Why Most AI Demos Fail Real Users

The best AI demos are engineering achievements dressed as product decisions. They are tuned for the room — investors, journalists, conference audiences — not for the person who will actually use the thing six months from now at 9 a.m. on a Tuesday.

That gap is worth thinking about.

Demos optimize for surprise. The goal of a demo is to elicit a reaction: I didn’t think that was possible. The goal of a product is to reliably solve a problem a person actually has, in the context they actually have it. These are not the same goal, and building for one tends to undermine the other.

The input is always cleaner in a demo. Real users bring incomplete context, ambiguous intent, and tasks that don’t have clean edges. A demo uses a carefully selected prompt, a pre-cleaned dataset, or a scenario where the AI happens to be strong. Strip that scaffolding away and the magic often narrows considerably.

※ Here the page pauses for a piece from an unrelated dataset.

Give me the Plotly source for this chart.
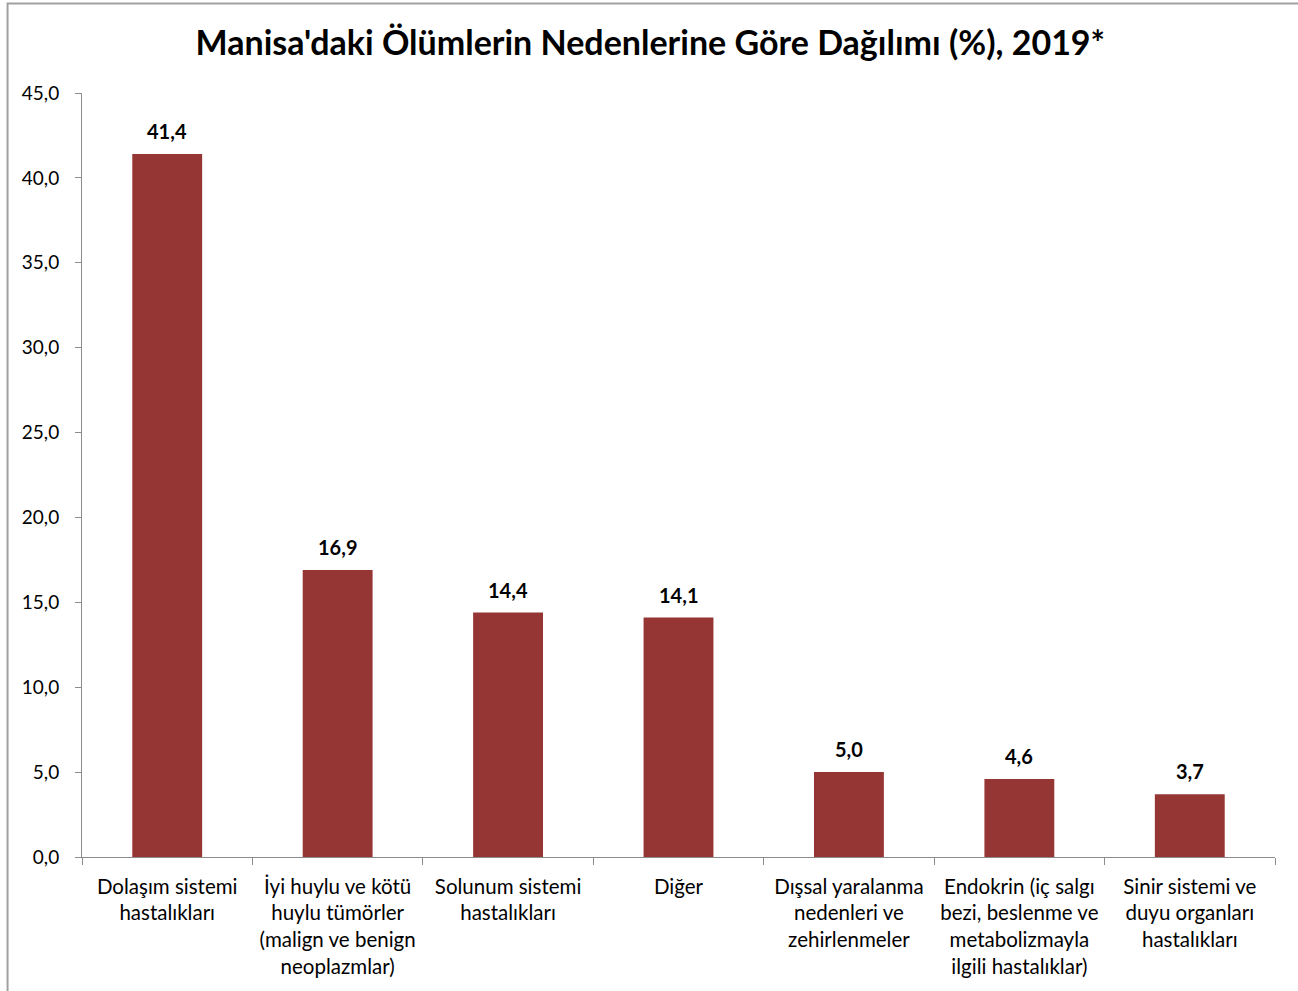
import plotly.graph_objects as go

# kategoriler ve yüzdeler
kategoriler = [
    "Dolaşım sistemi<br>hastalıkları",
    "İyi huylu ve kötü<br>huylu tümörler<br>(malign ve benign<br>neoplazmlar)",
    "Solunum sistemi<br>hastalıkları",
    "Diğer",
    "Dışsal yaralanma<br>nedenleri ve<br>zehirlenmeler",
    "Endokrin (iç salgı<br>bezi, beslenme ve<br>metabolizmayla<br>ilgili hastalıklar)",
    "Sinir sistemi ve<br>duyu organları<br>hastalıkları",
]
yuzdeler = [41.4, 16.9, 14.4, 14.1, 5.0, 4.6, 3.7]
y_ticks = [0, 5, 10, 15, 20, 25, 30, 35, 40, 45]

FONT = "Lato"
BAR_RENK = "#963634"
EKSEN_RENK = "#8c8c8c"

fig = go.Figure()
fig.add_trace(go.Bar(
    x=kategoriler,
    y=yuzdeler,
    marker=dict(color=BAR_RENK, line=dict(width=0)),
    width=0.41,
))

# değer etiketleri
for k, v in zip(kategoriler, yuzdeler):
    fig.add_annotation(
        x=k, y=v, text="<b>" + f"{v:.1f}".replace(".", ",") + "</b>",
        showarrow=False, yanchor="bottom", yshift=9,
        font=dict(family=FONT, size=20, color="black"),
    )

# dış çerçeve (grafik kırpılmış)
fig.add_shape(type="rect", xref="paper", yref="paper",
              x0=-0.0624, x1=1.2, y0=-0.5, y1=1.1171,
              line=dict(color="#a0a0a0", width=2), fillcolor="rgba(0,0,0,0)")

fig.update_layout(
    width=1298, height=991,
    margin=dict(l=82, r=23, t=93, b=134),
    paper_bgcolor="white", plot_bgcolor="white",
    separators=",.",
    showlegend=False,
    title=dict(
        text="<b>Manisa'daki Ölümlerin Nedenlerine Göre Dağılımı (%), 2019*</b>",
        x=0.501, xanchor="center", y=0.9566, yanchor="middle",
        font=dict(family=FONT, size=34, color="black"),
    ),
    font=dict(family=FONT, size=20, color="black"),
)

fig.update_yaxes(
    range=[0, 45], tickvals=y_ticks, tickformat=".1f",
    showgrid=False, zeroline=False,
    showline=True, linecolor=EKSEN_RENK, linewidth=1,
    ticks="outside", ticklen=6, tickcolor=EKSEN_RENK,
    ticklabelstandoff=12,
    tickfont=dict(family=FONT, size=19, color="black"),
)
fig.update_xaxes(
    showgrid=False, showline=True, linecolor=EKSEN_RENK, linewidth=1,
    ticks="outside", ticklen=7, tickcolor=EKSEN_RENK, tickson="boundaries",
    tickangle=0, ticklabelstandoff=11,
    tickfont=dict(family=FONT, size=20.5, color="black"),
)

fig.write_html("out.html", config={"displayModeBar": False},
               post_script="document.body.style.margin='0';")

There is no fallback in a demo. When the model gives a wrong answer in a demo, someone catches it before it ships. In production, the wrong answer goes to the user — and the user has to decide whether to trust it, verify it, or abandon the tool. Demos almost never show what happens when things go sideways, which means they don’t build the mental model users actually need.

Confidence is the wrong signal. AI systems tend to present uncertain outputs with the same surface confidence as certain ones. Demos rarely stress-test this. Users, encountering it in the wild for the first time, often can’t tell the difference — until they get burned.

None of this means demos are dishonest. They are just a different artifact than a product. The problem is when the people building the product forget that distinction.